Developing awareness for cider and her new brand took years. She drove to different festivals all across the state, some of which were hours away, and spent a lot of money and effort just to be in front of new consumers. 

“When you’re a small business, you can’t simply hire a bunch of salesmen to go all over Colorado,” Williams explains. “Brand awareness has been hard, but I have a beautiful product and I love promoting it however I can.”

To help spread the word on Snow Capped Cider, Williams tries to educate consumers as much as possible on cider beverages. Not only does she train her staff to have a complete knowledge about apples and their life span, but she also participates in tastings and judges cider internationally. 

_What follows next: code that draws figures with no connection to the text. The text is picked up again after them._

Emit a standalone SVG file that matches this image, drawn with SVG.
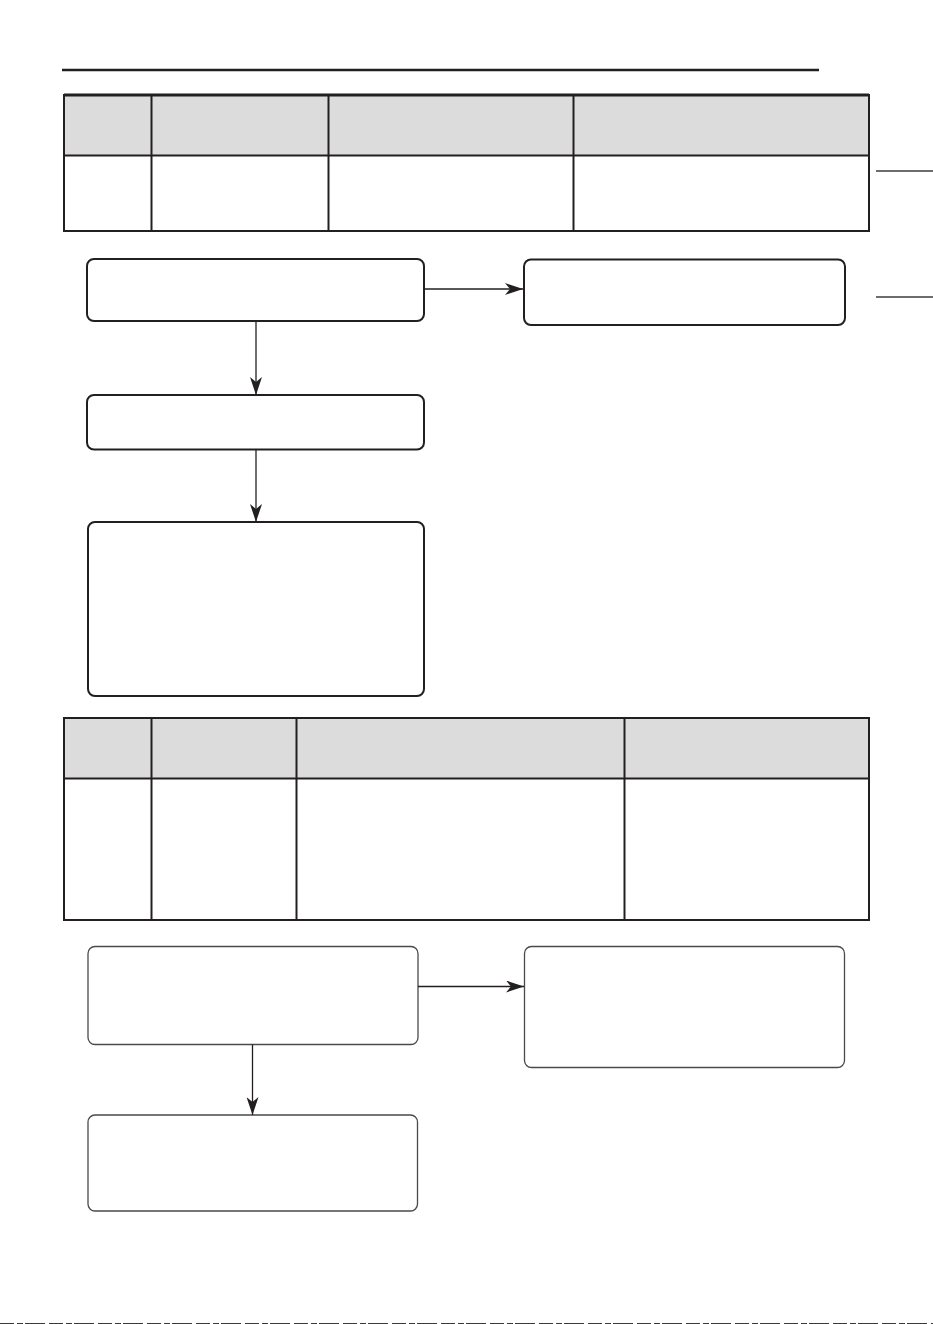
<svg xmlns="http://www.w3.org/2000/svg" width="933" height="1324" viewBox="0 0 933 1324">
<style>
.tbl{fill:none;stroke:#231f20;stroke-width:2}
.hdr{fill:#dcdcdc}
.bx{fill:#fff;stroke:#231f20;stroke-width:2}
.bx2{fill:#fff;stroke:#4a4a4a;stroke-width:1.3}
.cn{fill:none;stroke:#231f20;stroke-width:1.3}
.side{stroke:#6d6d6d;stroke-width:2}
</style>
<defs>
<marker id="ah" viewBox="0 0 18 12" refX="18" refY="6" markerWidth="18" markerHeight="12" markerUnits="userSpaceOnUse" orient="auto">
<path d="M0,0 L18,6 L0,12 L5,6 Z" fill="#231f20"/>
</marker>
</defs>
<rect width="933" height="1324" fill="#fff"/>
<line x1="62" y1="70" x2="819" y2="70" stroke="#231f20" stroke-width="2.5"/>
<line class="side" x1="876" y1="171" x2="933" y2="171"/>
<line class="side" x1="876" y1="297" x2="933" y2="297"/>
<g id="table1">
<rect class="hdr" x="64" y="95" width="805" height="60"/>
<rect class="tbl" x="64" y="95" width="805" height="136"/>
<line x1="64" y1="95" x2="869" y2="95" stroke="#231f20" stroke-width="3"/>
<line class="tbl" x1="64" y1="155.5" x2="869" y2="155.5"/>
<line class="tbl" x1="151.5" y1="95" x2="151.5" y2="231"/>
<line class="tbl" x1="328.5" y1="95" x2="328.5" y2="231"/>
<line class="tbl" x1="573.5" y1="95" x2="573.5" y2="231"/>
</g>
<g id="table2">
<rect class="hdr" x="64" y="718" width="805" height="60"/>
<rect class="tbl" x="64" y="718" width="805" height="202"/>
<line class="tbl" x1="64" y1="778.5" x2="869" y2="778.5"/>
<line class="tbl" x1="151.5" y1="718" x2="151.5" y2="920"/>
<line class="tbl" x1="296.5" y1="718" x2="296.5" y2="920"/>
<line class="tbl" x1="624.5" y1="718" x2="624.5" y2="920"/>
</g>
<g id="n1"><rect class="bx" x="87" y="259" width="337" height="62" rx="7"/></g>
<g id="n2"><rect class="bx" x="524" y="259.5" width="321" height="65.5" rx="7"/></g>
<g id="n3"><rect class="bx" x="87" y="395" width="337" height="54.5" rx="7"/></g>
<g id="n4"><rect class="bx" x="88" y="522" width="336" height="174" rx="7"/></g>
<g id="n5"><rect class="bx2" x="88" y="946.5" width="330" height="98" rx="7"/></g>
<g id="n6"><rect class="bx2" x="524.5" y="946.5" width="320" height="121" rx="7"/></g>
<g id="n7"><rect class="bx2" x="88" y="1115" width="329.5" height="96" rx="7"/></g>
<g id="connectors">
<line class="cn" x1="424" y1="289" x2="523" y2="289" marker-end="url(#ah)"/>
<line class="cn" x1="256" y1="321" x2="256" y2="395" marker-end="url(#ah)"/>
<line class="cn" x1="256" y1="449.5" x2="256" y2="522" marker-end="url(#ah)"/>
<line class="cn" x1="418" y1="986.5" x2="524" y2="986.5" marker-end="url(#ah)"/>
<line class="cn" x1="252.5" y1="1044.5" x2="252.5" y2="1115" marker-end="url(#ah)"/>
</g>
<line x1="0" y1="1323.5" x2="933" y2="1323.5" stroke="#3a3a3a" stroke-width="1" stroke-dasharray="14 3 6 2 20 4"/>
</svg>
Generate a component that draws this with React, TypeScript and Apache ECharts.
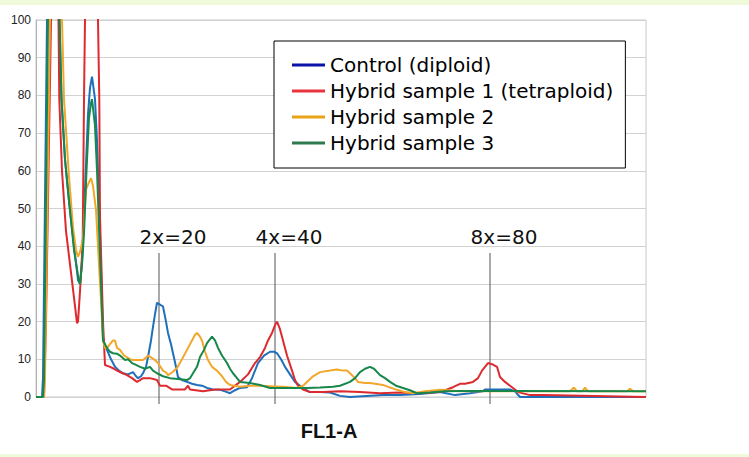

“I always make sure to stay on top of trends, try new things and experiment with new apples. I keep this massive journal that contains everything I do and all of my trials,” she says.

Cider Tasting Room in the Works

Because Williams is constantly trying to spread brand awareness and educate the public on cider, she decided to open her own tasting room near the family orchards. They remodeled an old 1940’s gas station and plan on serving red and white wine along with cider — all from Colorado. 

“As the fruit growers, we’re coming out in full force,” says Williams. “I’m really excited to bring more awareness to the brand and have people come out to see us. We plan on opening this summer.”

Williams plans to teach people about the different apple varieties she uses and what goes into making a good cider, along with tastings. All in all, the goal is to promote Colorado wine and cider and bring some more life into their small town. 

“It probably won’t be massively profitable, but it’s really important. We’re all about promoting Colorado products and talking about the different terroirs. I won’t be serving beer or cocktails, so it’ll be a big jump for a town like this, but I’m hoping to bring some more revenue into our little town,” says Williams.